[Work instructions]: Report how many lines contain "diagram"; state the number and nothing else.
************
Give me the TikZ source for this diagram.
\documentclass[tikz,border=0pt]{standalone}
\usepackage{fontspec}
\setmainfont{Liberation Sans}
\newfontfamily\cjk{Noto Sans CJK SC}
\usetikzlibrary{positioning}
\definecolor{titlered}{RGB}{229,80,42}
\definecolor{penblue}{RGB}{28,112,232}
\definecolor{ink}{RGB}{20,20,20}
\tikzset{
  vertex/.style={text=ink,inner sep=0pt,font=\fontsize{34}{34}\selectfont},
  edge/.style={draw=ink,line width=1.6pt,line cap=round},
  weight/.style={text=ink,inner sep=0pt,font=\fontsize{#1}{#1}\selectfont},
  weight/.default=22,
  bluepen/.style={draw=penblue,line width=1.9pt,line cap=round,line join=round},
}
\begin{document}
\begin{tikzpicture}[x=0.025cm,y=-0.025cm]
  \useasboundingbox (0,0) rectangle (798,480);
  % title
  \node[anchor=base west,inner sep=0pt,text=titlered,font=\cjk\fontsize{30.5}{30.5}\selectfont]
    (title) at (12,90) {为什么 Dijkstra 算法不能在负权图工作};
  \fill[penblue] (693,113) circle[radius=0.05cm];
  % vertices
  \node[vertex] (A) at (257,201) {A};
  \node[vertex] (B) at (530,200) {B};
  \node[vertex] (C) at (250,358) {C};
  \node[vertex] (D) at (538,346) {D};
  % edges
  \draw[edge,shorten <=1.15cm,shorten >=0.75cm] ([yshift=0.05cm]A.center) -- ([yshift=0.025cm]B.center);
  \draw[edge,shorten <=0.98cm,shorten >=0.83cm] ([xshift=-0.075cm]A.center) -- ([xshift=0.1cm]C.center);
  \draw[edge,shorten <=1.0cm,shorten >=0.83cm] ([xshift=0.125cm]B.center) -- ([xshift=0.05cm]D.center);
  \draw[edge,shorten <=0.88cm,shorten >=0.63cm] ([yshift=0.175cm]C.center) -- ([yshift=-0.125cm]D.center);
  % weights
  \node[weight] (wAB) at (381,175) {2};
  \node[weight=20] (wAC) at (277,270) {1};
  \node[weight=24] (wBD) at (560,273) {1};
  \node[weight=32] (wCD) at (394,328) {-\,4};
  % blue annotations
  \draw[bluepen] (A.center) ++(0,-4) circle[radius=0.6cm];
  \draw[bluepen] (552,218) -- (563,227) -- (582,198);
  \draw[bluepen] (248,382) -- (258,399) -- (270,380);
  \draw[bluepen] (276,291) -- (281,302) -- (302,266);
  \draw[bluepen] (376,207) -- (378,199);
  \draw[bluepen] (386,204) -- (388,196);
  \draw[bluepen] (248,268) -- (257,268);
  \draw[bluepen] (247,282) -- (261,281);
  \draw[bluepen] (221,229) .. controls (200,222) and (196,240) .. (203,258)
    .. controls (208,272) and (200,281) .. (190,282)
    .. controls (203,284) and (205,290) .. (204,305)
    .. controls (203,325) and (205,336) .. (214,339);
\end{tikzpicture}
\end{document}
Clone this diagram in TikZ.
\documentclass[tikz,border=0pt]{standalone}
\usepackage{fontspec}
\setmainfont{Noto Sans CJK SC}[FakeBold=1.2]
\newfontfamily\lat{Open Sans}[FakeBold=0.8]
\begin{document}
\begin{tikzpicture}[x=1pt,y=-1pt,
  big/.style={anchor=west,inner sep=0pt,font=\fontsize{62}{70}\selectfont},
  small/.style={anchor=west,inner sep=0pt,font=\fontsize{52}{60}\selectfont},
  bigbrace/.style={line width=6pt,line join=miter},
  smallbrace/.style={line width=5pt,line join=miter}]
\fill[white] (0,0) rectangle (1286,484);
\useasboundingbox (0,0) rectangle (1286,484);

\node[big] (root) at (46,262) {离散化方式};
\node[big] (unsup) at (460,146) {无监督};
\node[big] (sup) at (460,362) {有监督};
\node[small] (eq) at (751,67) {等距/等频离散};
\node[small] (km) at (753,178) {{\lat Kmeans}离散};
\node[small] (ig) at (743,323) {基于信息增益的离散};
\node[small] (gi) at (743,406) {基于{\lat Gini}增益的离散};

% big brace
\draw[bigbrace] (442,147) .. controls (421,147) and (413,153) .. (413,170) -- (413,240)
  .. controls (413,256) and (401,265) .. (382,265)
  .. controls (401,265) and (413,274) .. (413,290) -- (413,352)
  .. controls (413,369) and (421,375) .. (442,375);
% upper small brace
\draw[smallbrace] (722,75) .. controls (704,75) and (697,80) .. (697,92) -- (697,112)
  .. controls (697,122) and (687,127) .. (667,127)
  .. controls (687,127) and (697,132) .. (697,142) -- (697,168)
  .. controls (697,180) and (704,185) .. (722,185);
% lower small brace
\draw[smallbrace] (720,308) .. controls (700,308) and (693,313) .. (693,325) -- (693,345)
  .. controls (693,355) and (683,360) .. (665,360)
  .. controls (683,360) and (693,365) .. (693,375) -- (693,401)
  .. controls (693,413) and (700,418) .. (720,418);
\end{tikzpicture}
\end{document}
************
[Full answer]: 2